#### GOAL OF THE EXERCISE
Give back the full listing verbatim, apart from its images.

#### SUPPLIED MATERIAL
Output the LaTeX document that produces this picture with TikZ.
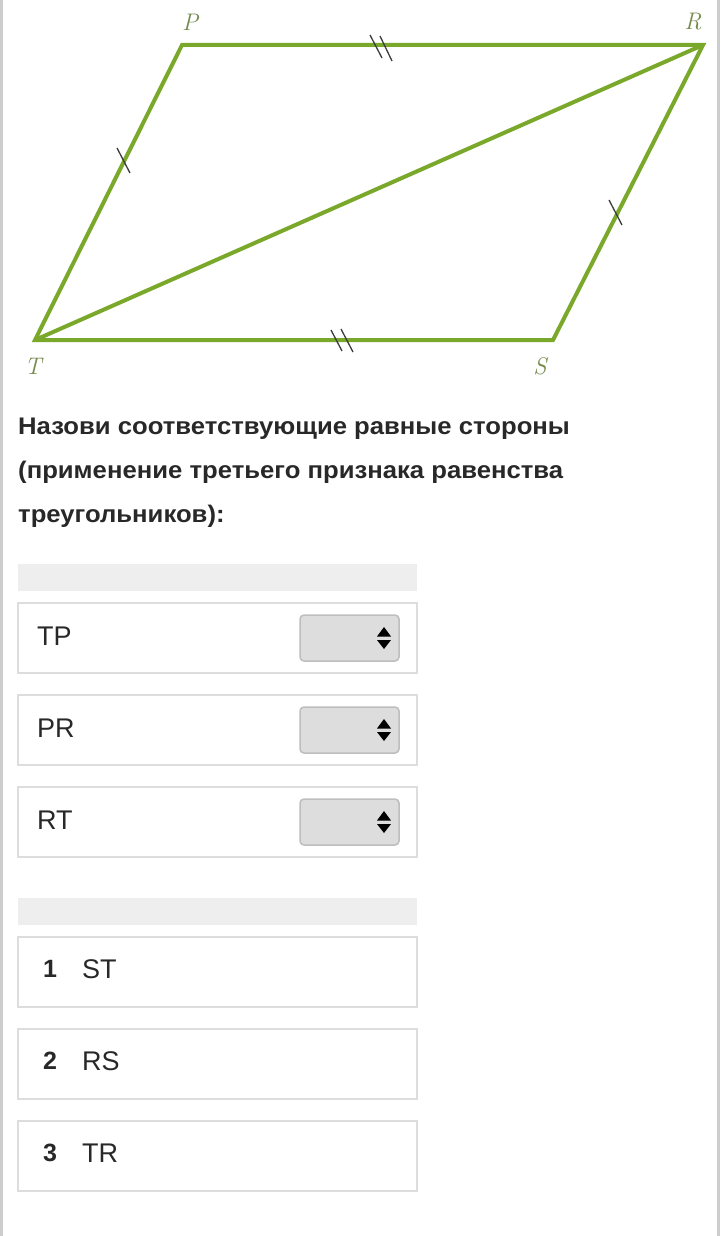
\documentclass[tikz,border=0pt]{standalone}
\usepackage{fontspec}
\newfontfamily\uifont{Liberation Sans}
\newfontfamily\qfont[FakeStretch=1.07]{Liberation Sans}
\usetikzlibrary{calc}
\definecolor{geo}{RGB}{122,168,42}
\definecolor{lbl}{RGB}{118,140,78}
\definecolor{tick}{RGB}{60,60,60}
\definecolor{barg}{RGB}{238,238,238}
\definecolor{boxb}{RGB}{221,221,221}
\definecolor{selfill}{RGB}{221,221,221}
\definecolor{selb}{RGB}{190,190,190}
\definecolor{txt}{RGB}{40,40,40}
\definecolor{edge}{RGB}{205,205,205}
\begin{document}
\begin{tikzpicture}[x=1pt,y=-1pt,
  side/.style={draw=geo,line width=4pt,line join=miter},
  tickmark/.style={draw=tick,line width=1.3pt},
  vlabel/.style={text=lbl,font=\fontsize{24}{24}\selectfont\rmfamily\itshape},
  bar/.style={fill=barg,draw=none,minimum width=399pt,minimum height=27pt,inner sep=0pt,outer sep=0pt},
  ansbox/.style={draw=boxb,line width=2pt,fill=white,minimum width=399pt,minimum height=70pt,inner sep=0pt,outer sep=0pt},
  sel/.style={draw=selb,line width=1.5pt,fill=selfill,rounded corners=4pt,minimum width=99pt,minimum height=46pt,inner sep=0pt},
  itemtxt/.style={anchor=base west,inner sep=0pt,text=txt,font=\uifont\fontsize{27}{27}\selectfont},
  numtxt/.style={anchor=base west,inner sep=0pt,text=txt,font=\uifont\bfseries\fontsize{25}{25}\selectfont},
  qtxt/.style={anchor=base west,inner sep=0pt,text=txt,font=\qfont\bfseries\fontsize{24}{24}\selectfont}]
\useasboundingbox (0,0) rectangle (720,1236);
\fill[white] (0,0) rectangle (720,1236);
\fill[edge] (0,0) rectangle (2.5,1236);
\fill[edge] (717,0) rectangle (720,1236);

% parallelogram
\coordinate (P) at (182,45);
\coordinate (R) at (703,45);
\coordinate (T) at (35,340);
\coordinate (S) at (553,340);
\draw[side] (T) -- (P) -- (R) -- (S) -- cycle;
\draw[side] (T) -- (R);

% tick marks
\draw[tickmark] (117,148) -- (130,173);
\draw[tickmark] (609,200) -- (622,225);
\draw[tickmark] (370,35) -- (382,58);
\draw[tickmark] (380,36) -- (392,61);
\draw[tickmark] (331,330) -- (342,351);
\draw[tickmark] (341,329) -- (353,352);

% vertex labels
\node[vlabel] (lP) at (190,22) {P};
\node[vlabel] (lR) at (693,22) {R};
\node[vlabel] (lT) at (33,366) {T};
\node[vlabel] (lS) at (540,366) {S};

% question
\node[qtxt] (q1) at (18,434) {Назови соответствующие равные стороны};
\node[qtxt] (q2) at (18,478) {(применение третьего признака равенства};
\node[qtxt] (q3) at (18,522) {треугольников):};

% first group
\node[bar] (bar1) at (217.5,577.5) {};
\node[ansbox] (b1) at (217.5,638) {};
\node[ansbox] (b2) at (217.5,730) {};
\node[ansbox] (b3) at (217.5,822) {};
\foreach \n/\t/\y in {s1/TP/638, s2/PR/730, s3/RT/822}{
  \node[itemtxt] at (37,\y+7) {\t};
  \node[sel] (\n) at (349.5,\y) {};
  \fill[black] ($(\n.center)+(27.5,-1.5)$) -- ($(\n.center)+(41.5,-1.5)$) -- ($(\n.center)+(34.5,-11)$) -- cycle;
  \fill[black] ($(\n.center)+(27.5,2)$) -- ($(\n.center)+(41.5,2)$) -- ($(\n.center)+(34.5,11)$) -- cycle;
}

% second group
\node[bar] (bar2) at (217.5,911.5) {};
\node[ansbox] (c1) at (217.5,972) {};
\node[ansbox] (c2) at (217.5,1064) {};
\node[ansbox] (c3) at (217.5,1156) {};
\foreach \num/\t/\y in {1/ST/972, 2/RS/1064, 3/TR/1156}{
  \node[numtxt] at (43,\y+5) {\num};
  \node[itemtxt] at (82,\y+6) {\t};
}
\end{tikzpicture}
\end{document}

#### CORRECT RESULT
Output the LaTeX document that produces this picture with TikZ.
\documentclass[tikz,border=0pt]{standalone}
\usepackage{fontspec}
\newfontfamily\uifont{Liberation Sans}
\newfontfamily\qfont[FakeStretch=1.07]{Liberation Sans}
\usetikzlibrary{calc}
\definecolor{geo}{RGB}{122,168,42}
\definecolor{lbl}{RGB}{118,140,78}
\definecolor{tick}{RGB}{60,60,60}
\definecolor{barg}{RGB}{238,238,238}
\definecolor{boxb}{RGB}{221,221,221}
\definecolor{selfill}{RGB}{221,221,221}
\definecolor{selb}{RGB}{190,190,190}
\definecolor{txt}{RGB}{40,40,40}
\definecolor{edge}{RGB}{205,205,205}
\begin{document}
\begin{tikzpicture}[x=1pt,y=-1pt,
  side/.style={draw=geo,line width=4pt,line join=miter},
  tickmark/.style={draw=tick,line width=1.3pt},
  vlabel/.style={text=lbl,font=\fontsize{24}{24}\selectfont\rmfamily\itshape},
  bar/.style={fill=barg,draw=none,minimum width=399pt,minimum height=27pt,inner sep=0pt,outer sep=0pt},
  ansbox/.style={draw=boxb,line width=2pt,fill=white,minimum width=399pt,minimum height=70pt,inner sep=0pt,outer sep=0pt},
  sel/.style={draw=selb,line width=1.5pt,fill=selfill,rounded corners=4pt,minimum width=99pt,minimum height=46pt,inner sep=0pt},
  itemtxt/.style={anchor=base west,inner sep=0pt,text=txt,font=\uifont\fontsize{27}{27}\selectfont},
  numtxt/.style={anchor=base west,inner sep=0pt,text=txt,font=\uifont\bfseries\fontsize{25}{25}\selectfont},
  qtxt/.style={anchor=base west,inner sep=0pt,text=txt,font=\qfont\bfseries\fontsize{24}{24}\selectfont}]
\useasboundingbox (0,0) rectangle (720,1236);
\fill[white] (0,0) rectangle (720,1236);
\fill[edge] (0,0) rectangle (2.5,1236);
\fill[edge] (717,0) rectangle (720,1236);

% parallelogram
\coordinate (P) at (182,45);
\coordinate (R) at (703,45);
\coordinate (T) at (35,340);
\coordinate (S) at (553,340);
\draw[side] (T) -- (P) -- (R) -- (S) -- cycle;
\draw[side] (T) -- (R);

% tick marks
\draw[tickmark] (117,148) -- (130,173);
\draw[tickmark] (609,200) -- (622,225);
\draw[tickmark] (370,35) -- (382,58);
\draw[tickmark] (380,36) -- (392,61);
\draw[tickmark] (331,330) -- (342,351);
\draw[tickmark] (341,329) -- (353,352);

% vertex labels
\node[vlabel] (lP) at (190,22) {P};
\node[vlabel] (lR) at (693,22) {R};
\node[vlabel] (lT) at (33,366) {T};
\node[vlabel] (lS) at (540,366) {S};

% question
\node[qtxt] (q1) at (18,434) {Назови соответствующие равные стороны};
\node[qtxt] (q2) at (18,478) {(применение третьего признака равенства};
\node[qtxt] (q3) at (18,522) {треугольников):};

% first group
\node[bar] (bar1) at (217.5,577.5) {};
\node[ansbox] (b1) at (217.5,638) {};
\node[ansbox] (b2) at (217.5,730) {};
\node[ansbox] (b3) at (217.5,822) {};
\foreach \n/\t/\y in {s1/TP/638, s2/PR/730, s3/RT/822}{
  \node[itemtxt] at (37,\y+7) {\t};
  \node[sel] (\n) at (349.5,\y) {};
  \fill[black] ($(\n.center)+(27.5,-1.5)$) -- ($(\n.center)+(41.5,-1.5)$) -- ($(\n.center)+(34.5,-11)$) -- cycle;
  \fill[black] ($(\n.center)+(27.5,2)$) -- ($(\n.center)+(41.5,2)$) -- ($(\n.center)+(34.5,11)$) -- cycle;
}

% second group
\node[bar] (bar2) at (217.5,911.5) {};
\node[ansbox] (c1) at (217.5,972) {};
\node[ansbox] (c2) at (217.5,1064) {};
\node[ansbox] (c3) at (217.5,1156) {};
\foreach \num/\t/\y in {1/ST/972, 2/RS/1064, 3/TR/1156}{
  \node[numtxt] at (43,\y+5) {\num};
  \node[itemtxt] at (82,\y+6) {\t};
}
\end{tikzpicture}
\end{document}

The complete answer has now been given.